- Required task: Leaving out every picture, copy the lines of the data exactly, from the first through the line containing "var ref277Err = [3, 3];".

============================================================

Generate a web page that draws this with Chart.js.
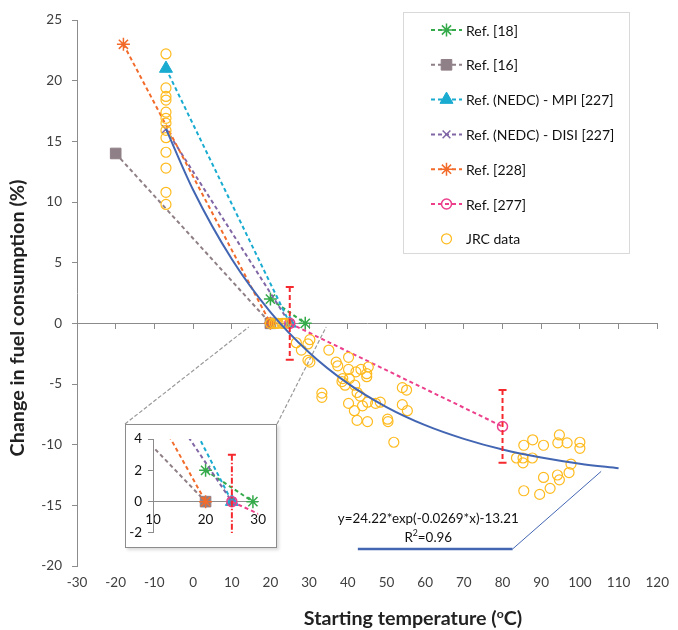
<!DOCTYPE html>
<html>
<head>
<meta charset="utf-8">
<script src="https://cdn.jsdelivr.net/npm/chart.js@4.4.1/dist/chart.umd.min.js"></script>
<style>
  html, body { margin: 0; padding: 0; background: #fff; }
  #wrap { position: relative; width: 678px; height: 630px; }
  #main { position: absolute; left: 0; top: 0; display: block; }
  #insetBox { position: absolute; left: 125px; top: 424px; width: 150px; height: 122px;
              border: 1px solid #8c8c8c; background: #fff; box-shadow: 2px 2px 3px rgba(0,0,0,0.15); }
  #inset { display: block; }
</style>
</head>
<body>
<div id="wrap">
  <canvas id="main" width="678" height="630"></canvas>
  <div id="insetBox"><canvas id="inset" width="150" height="122"></canvas></div>
</div>
<script>
//Values
var ref18X = [20, 29];
var ref18Y = [2, 0];
var ref16X = [-20, 20];
var ref16Y = [14, 0];
var mpiX = [-7, 25];
var mpiY = [21, 0];
var disiX = [-7, 25];
var disiY = [16, 0];
var ref228X = [-18, 20];
var ref228Y = [23, 0];
var ref277X = [25, 80];
var ref277Y = [0, -8.5];
var ref277Err = [3, 3];

var jrcX = [-7, -7, -7, -7, -7, -7, -7, -7, -7, -7, -7, -7, -7,
  20, 21, 21.5, 22, 23, 23.5, 24,
  26.7, 28, 29.7, 30.2, 29.7, 30.2, 35.1, 33.3, 33.3, 37, 37.4, 40.2, 40.2, 42.1, 43.4, 45.3,
  44.9, 44.9, 38.7, 38.5, 39.3, 40.4, 41.8, 42.4, 43.2, 40.2, 45.1, 47.2, 48.4, 43.8, 41.7,
  42.4, 45.1, 50.3, 50.4, 51.9, 54.1, 55.2, 54.1, 55.4,
  85.5, 87.8, 90.6, 94.7, 94.3, 96.7, 100, 100, 83.6, 85.3, 85.3, 87.7, 97.7, 97.2, 90.6,
  94.2, 94.7, 92.3, 85.5, 89.6];
var jrcY = [22.2, 19.4, 18.7, 18.4, 17.4, 16.9, 16.5, 15.9, 15.3, 14.1, 12.8, 10.8, 9.8,
  0, 0, 0, 0, 0, 0, 0,
  -1.6, -2.2, -1.7, -1.35, -3.05, -3.2, -2.2, -5.75, -6.1, -3.2, -3.5, -2.8, -3.8, -4.0, -3.8, -3.6,
  -4.15, -4.4, -4.55, -4.8, -5.1, -4.55, -5.1, -5.7, -6.0, -6.6, -6.5, -6.6, -6.5, -6.8, -7.2,
  -8.0, -8.1, -7.9, -8.1, -9.8, -5.3, -5.5, -6.7, -7.2,
  -10.05, -9.6, -10.05, -9.2, -9.85, -9.85, -9.8, -10.3, -11.1, -11.1, -11.5, -11.1, -11.6, -12.3, -12.7,
  -12.5, -12.9, -13.6, -13.8, -14.1];

//Trend line
var fitX = [-7, 0, 10, 20, 30, 40, 50, 60, 70, 80, 90, 100, 110];
var fitY = [16.03, 11.01, 5.30, 0.93, -2.40, -4.95, -6.90, -8.39, -9.52, -10.40, -11.06, -11.57, -11.95];
var fitEquation = 'y=24.22*exp(-0.0269*x)-13.21';
var fitR2 = '=0.96';

//Axis ranges and tick steps
var xRange = [-30, 120], xStep = 10;
var yRange = [-20, 25], yStep = 5;
var insetXRange = [10, 30], insetXStep = 10;
var insetYRange = [-2, 4], insetYStep = 2;

var axisColor = '#8c8c8c';
var tickColor = '#404040';
var fontFamily = 'Lato, "Liberation Sans", sans-serif';

function pts(xs, ys) {
  return xs.map(function(x, i) { return {x: x, y: ys[i]}; });
}

function refSeries(label, xs, ys, color, style, radius, filled, order) {
  return {
    label: label,
    data: pts(xs, ys),
    order: order,
    showLine: true,
    borderColor: color,
    borderWidth: 2,
    borderDash: [4, 3],
    pointStyle: style,
    pointRadius: radius,
    pointHoverRadius: radius,
    pointBorderColor: color,
    pointBackgroundColor: filled ? color : 'rgba(0,0,0,0)',
    pointBorderWidth: filled ? 1 : 1.5
  };
}

function makeDatasets() {
  var r277 = refSeries('Ref. [277]', ref277X, ref277Y, '#ec3f8c', 'circle', 5, false, 2);
  r277.errorBars = ref277Err;
  //lower order is painted on top, like the later series in the original
  return [
    {
      label: '',
      data: pts(fitX, fitY),
      order: 0,
      showLine: true,
      borderColor: '#4366b3',
      borderWidth: 2,
      pointRadius: 0,
      cubicInterpolationMode: 'monotone'
    },
    refSeries('Ref. [18]', ref18X, ref18Y, '#35aa4a', 'star', 6.5, false, 7),
    refSeries('Ref. [16]', ref16X, ref16Y, '#8f7f86', 'rect', 7.5, true, 6),
    refSeries('Ref. (NEDC) - MPI [227]', mpiX, mpiY, '#19abd0', 'triangle', 7.5, true, 5),
    refSeries('Ref. (NEDC) - DISI [227]', disiX, disiY, '#8166a6', 'crossRot', 5.5, false, 4),
    refSeries('Ref. [228]', ref228X, ref228Y, '#f26b2a', 'star', 6.5, false, 3),
    r277,
    {
      label: 'JRC data',
      data: pts(jrcX, jrcY),
      order: 1,
      showLine: false,
      pointStyle: 'circle',
      pointRadius: 5,
      pointHoverRadius: 5,
      pointBorderColor: '#ffbb1f',
      pointBackgroundColor: 'rgba(0,0,0,0)',
      pointBorderWidth: 1.2
    }
  ];
}

//Font size that makes a text as wide as in the figure
function fittedFont(ctx, text, width, weight) {
  ctx.font = weight + ' 20px ' + fontFamily;
  var size = 20 * width / ctx.measureText(text).width;
  return size;
}

//Red error bars of Ref. [277]
var errorBarPlugin = {
  id: 'errorBars',
  afterDatasetsDraw: function(chart, args, opts) {
    var ctx = chart.ctx, xs = chart.scales.x, ys = chart.scales.y, area = chart.chartArea;
    ctx.save();
    ctx.beginPath();
    ctx.rect(area.left, area.top, area.right - area.left, area.bottom - area.top);
    ctx.clip();
    ctx.strokeStyle = opts.color;
    ctx.lineWidth = 2;
    chart.data.datasets.forEach(function(ds) {
      if (!ds.errorBars) return;
      ds.data.forEach(function(p, i) {
        var px = xs.getPixelForValue(p.x);
        var top = ys.getPixelForValue(p.y + ds.errorBars[i]);
        var bot = ys.getPixelForValue(p.y - ds.errorBars[i]);
        ctx.setLineDash(opts.dash);
        ctx.beginPath();
        ctx.moveTo(px, top);
        ctx.lineTo(px, bot);
        ctx.stroke();
        ctx.setLineDash([]);
        ctx.beginPath();
        ctx.moveTo(px - opts.cap, top); ctx.lineTo(px + opts.cap, top);
        ctx.moveTo(px - opts.cap, bot); ctx.lineTo(px + opts.cap, bot);
        ctx.stroke();
      });
    });
    ctx.restore();
  }
};

//Boxed legend with line + marker samples
var boxLegendPlugin = {
  id: 'boxLegend',
  afterDraw: function(chart, args, opts) {
    var ctx = chart.ctx;
    ctx.save();
    ctx.fillStyle = '#fff';
    ctx.fillRect(opts.left, opts.top, opts.width, opts.height);
    ctx.strokeStyle = '#d9d9d9';
    ctx.lineWidth = 1;
    ctx.strokeRect(opts.left + 0.5, opts.top + 0.5, opts.width, opts.height);
    var row = 0;
    chart.data.datasets.forEach(function(ds) {
      if (!ds.label) return;
      var cy = opts.firstRow + row * opts.rowGap;
      row++;
      if (ds.showLine) {
        ctx.setLineDash(ds.borderDash || []);
        ctx.strokeStyle = ds.borderColor;
        ctx.lineWidth = ds.borderWidth;
        ctx.beginPath();
        ctx.moveTo(opts.left + 28, cy);
        ctx.lineTo(opts.left + 59, cy);
        ctx.stroke();
      }
      ctx.setLineDash([]);
      ctx.fillStyle = ds.pointBackgroundColor;
      ctx.strokeStyle = ds.pointBorderColor;
      ctx.lineWidth = ds.pointBorderWidth;
      Chart.helpers.drawPoint(ctx, {
        pointStyle: ds.pointStyle, radius: ds.pointRadius,
        borderWidth: ds.pointBorderWidth, rotation: 0
      }, opts.left + 43.5, cy);
      ctx.fillStyle = '#111';
      ctx.font = '14px ' + fontFamily;
      ctx.textBaseline = 'middle';
      ctx.textAlign = 'left';
      ctx.fillText(ds.label, opts.left + 63, cy + 1);
    });
    ctx.restore();
  }
};

//Axis titles, zoom connectors and trend line label
var decorPlugin = {
  id: 'decor',
  beforeDatasetsDraw: function(chart) {
    var ctx = chart.ctx, xs = chart.scales.x, ys = chart.scales.y;
    ctx.save();
    ctx.strokeStyle = '#9a9a9a';
    ctx.lineWidth = 1.2;
    ctx.setLineDash([4, 2]);
    ctx.beginPath();
    ctx.moveTo(125, 424);
    ctx.lineTo(xs.getPixelForValue(14.4), ys.getPixelForValue(-0.3));
    ctx.moveTo(277, 424);
    ctx.lineTo(xs.getPixelForValue(34.4), ys.getPixelForValue(-0.3));
    ctx.stroke();
    ctx.restore();
  },
  afterDraw: function(chart) {
    var ctx = chart.ctx, xs = chart.scales.x, ys = chart.scales.y;
    ctx.save();
    //leader from the curve to the equation
    ctx.strokeStyle = '#4366b3';
    ctx.lineWidth = 1;
    ctx.beginPath();
    ctx.moveTo(xs.getPixelForValue(105.5), ys.getPixelForValue(-12.2));
    ctx.lineTo(xs.getPixelForValue(82.6), ys.getPixelForValue(-18.6));
    ctx.stroke();
    ctx.lineWidth = 2.5;
    ctx.beginPath();
    ctx.moveTo(xs.getPixelForValue(82.6), ys.getPixelForValue(-18.6));
    ctx.lineTo(xs.getPixelForValue(42.6), ys.getPixelForValue(-18.6));
    ctx.stroke();

    ctx.fillStyle = '#111';
    ctx.textBaseline = 'middle';
    ctx.textAlign = 'center';
    var eqSize = fittedFont(ctx, fitEquation, 181, 'normal');
    ctx.font = eqSize + 'px ' + fontFamily;
    var cx = xs.getPixelForValue(60.8);
    ctx.fillText(fitEquation, cx, ys.getPixelForValue(-16.1));
    var ry = ys.getPixelForValue(-17.65);
    var wR = ctx.measureText('R').width, wV = ctx.measureText(fitR2).width;
    ctx.font = (eqSize * 0.65) + 'px ' + fontFamily;
    var w2 = ctx.measureText('2').width;
    var sx = cx - (wR + w2 + wV) / 2;
    ctx.textAlign = 'left';
    ctx.fillText('2', sx + wR, ry - 4);
    ctx.font = eqSize + 'px ' + fontFamily;
    ctx.fillText('R', sx, ry);
    ctx.fillText(fitR2, sx + wR + w2, ry);

    //x title with superscript o
    ctx.fillStyle = '#222';
    var a = 'Starting temperature (', b = 'C)';
    var tSize = fittedFont(ctx, a + 'oC)', 222, 'bold');
    ctx.font = 'bold ' + tSize + 'px ' + fontFamily;
    var wa = ctx.measureText(a).width, wb = ctx.measureText(b).width;
    ctx.font = 'bold ' + (tSize * 0.62) + 'px ' + fontFamily;
    var wo = ctx.measureText('o').width;
    var tx = 413 - (wa + wo + wb) / 2, ty = 619;
    ctx.fillText('o', tx + wa, ty - 5);
    ctx.font = 'bold ' + tSize + 'px ' + fontFamily;
    ctx.fillText(a, tx, ty);
    ctx.fillText(b, tx + wa + wo, ty);

    //y title
    var yTitle = 'Change in fuel consumption (%)';
    ctx.font = 'bold ' + fittedFont(ctx, yTitle, 277, 'bold') + 'px ' + fontFamily;
    ctx.translate(18, 318);
    ctx.rotate(-Math.PI / 2);
    ctx.textAlign = 'center';
    ctx.fillText(yTitle, 0, 0);
    ctx.restore();
  }
};

var tickFont = {family: fontFamily, size: 13.5};

//Main chart
var mainChart = new Chart(document.getElementById('main'), {
  type: 'scatter',
  data: {datasets: makeDatasets()},
  options: {
    responsive: false,
    animation: false,
    devicePixelRatio: 1,
    layout: {padding: {top: 20, right: 16, left: 0, bottom: 0}},
    plugins: {
      legend: {display: false},
      tooltip: {enabled: false},
      errorBars: {color: '#f5282d', dash: [5, 3], cap: 4},
      boxLegend: {left: 403, top: 12, width: 226, height: 241, firstRow: 30, rowGap: 34.8}
    },
    scales: {
      x: {
        type: 'linear', position: 'bottom', min: xRange[0], max: xRange[1],
        ticks: {stepSize: xStep, padding: 9, font: tickFont, color: tickColor, autoSkip: false, maxRotation: 0},
        grid: {display: false, drawTicks: false},
        border: {display: false},
        afterFit: function(scale) { scale.height = 64; }
      },
      x0: {
        type: 'linear', axis: 'x', position: {y: 0}, min: xRange[0], max: xRange[1],
        ticks: {display: false, stepSize: xStep},
        grid: {drawOnChartArea: false, drawTicks: true, tickLength: 5, color: axisColor},
        border: {color: axisColor}
      },
      y: {
        type: 'linear', min: yRange[0], max: yRange[1],
        ticks: {stepSize: yStep, padding: 10, font: tickFont, color: tickColor},
        grid: {drawOnChartArea: false, drawTicks: true, tickLength: 5, color: axisColor},
        border: {color: axisColor},
        afterFit: function(scale) { scale.width = 77; }
      }
    }
  },
  plugins: [decorPlugin, errorBarPlugin, boxLegendPlugin]
});

//Zoomed inset around 10-30 oC
var insetChart = new Chart(document.getElementById('inset'), {
  type: 'scatter',
  data: {datasets: makeDatasets().filter(function(ds) { return ds.label !== 'JRC data' && ds.label; })},
  options: {
    responsive: false,
    animation: false,
    devicePixelRatio: 1,
    layout: {padding: {top: 8, right: 13, left: 0, bottom: 11}},
    plugins: {
      legend: {display: false},
      tooltip: {enabled: false},
      errorBars: {color: '#f5282d', dash: [6, 2, 1.5, 2], cap: 4}
    },
    scales: {
      x: {
        type: 'linear', position: {y: 0}, min: insetXRange[0], max: insetXRange[1],
        ticks: {stepSize: insetXStep, padding: 10, font: tickFont, color: '#111', maxRotation: 0},
        grid: {drawOnChartArea: false, drawTicks: false, color: axisColor},
        border: {color: axisColor}
      },
      y: {
        type: 'linear', min: insetYRange[0], max: insetYRange[1],
        ticks: {stepSize: insetYStep, padding: 6, font: tickFont, color: '#111'},
        grid: {drawOnChartArea: false, drawTicks: true, tickLength: 5, color: axisColor},
        border: {color: axisColor},
        afterFit: function(scale) { scale.width = 27; }
      }
    }
  },
  plugins: [errorBarPlugin]
});
</script>
</body>
</html>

============================================================

- Reply:
Generate a web page that draws this with Chart.js.
<!DOCTYPE html>
<html>
<head>
<meta charset="utf-8">
<script src="https://cdn.jsdelivr.net/npm/chart.js@4.4.1/dist/chart.umd.min.js"></script>
<style>
  html, body { margin: 0; padding: 0; background: #fff; }
  #wrap { position: relative; width: 678px; height: 630px; }
  #main { position: absolute; left: 0; top: 0; display: block; }
  #insetBox { position: absolute; left: 125px; top: 424px; width: 150px; height: 122px;
              border: 1px solid #8c8c8c; background: #fff; box-shadow: 2px 2px 3px rgba(0,0,0,0.15); }
  #inset { display: block; }
</style>
</head>
<body>
<div id="wrap">
  <canvas id="main" width="678" height="630"></canvas>
  <div id="insetBox"><canvas id="inset" width="150" height="122"></canvas></div>
</div>
<script>
//Values
var ref18X = [20, 29];
var ref18Y = [2, 0];
var ref16X = [-20, 20];
var ref16Y = [14, 0];
var mpiX = [-7, 25];
var mpiY = [21, 0];
var disiX = [-7, 25];
var disiY = [16, 0];
var ref228X = [-18, 20];
var ref228Y = [23, 0];
var ref277X = [25, 80];
var ref277Y = [0, -8.5];
var ref277Err = [3, 3];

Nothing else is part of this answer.